The matrix C will also changes every time the opponent gives an offer to the agent and each time our agent get an offer from the opponent, this model will update the values of matrix C in order to get a better representation of the opponent utility values.
After modeling the opponent’s utility values, our agent will try to calculate the best offer that it could give to the opponent. By using its utility values and the model of opponent’s utility values, the agent will try to come up with an offer which has a good utility value for the opponent while still trying to maintain the utility values for the agent itself which is greater than the acceptance value.

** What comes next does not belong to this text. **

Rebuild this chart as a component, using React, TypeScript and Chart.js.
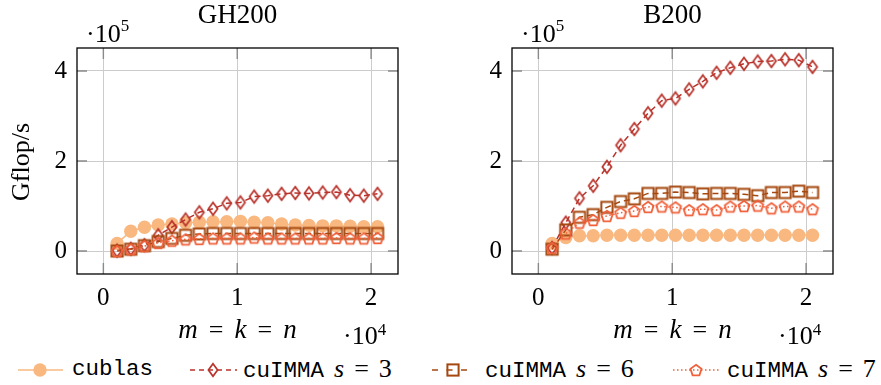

For calculating the offer will be given to the opponent, it is allowed to choose one of two methods available in the agent. The first method is a random method where the agent calculate every possible offer configurations that it could come up (for this assignment, we limit it for 500 configurations). The agent will compare the first offer that it come up with the next offer and keep the one that has highest utility value and it is not less than the acceptance value, and it will do this every time until the 500th offer. For the second method, the agent will try to calculate the Pareto frontier outcomes based on both utility values (the agent’s and the opponent’s model) and later on, the agent will choose the outcome that has the highest utility for the opponent and later will propose that offer to the opponent.
The default setting for the agent is using the random method. There are several reasons why we choose the random method. It is not because the second method generate worse offer than the first but because the second method tends to give the same offer in several message exchanging. The consequence of this behavior is that the opponent has less opportunity to learn about our agent and therefore reduce the effectiveness of the negotiation.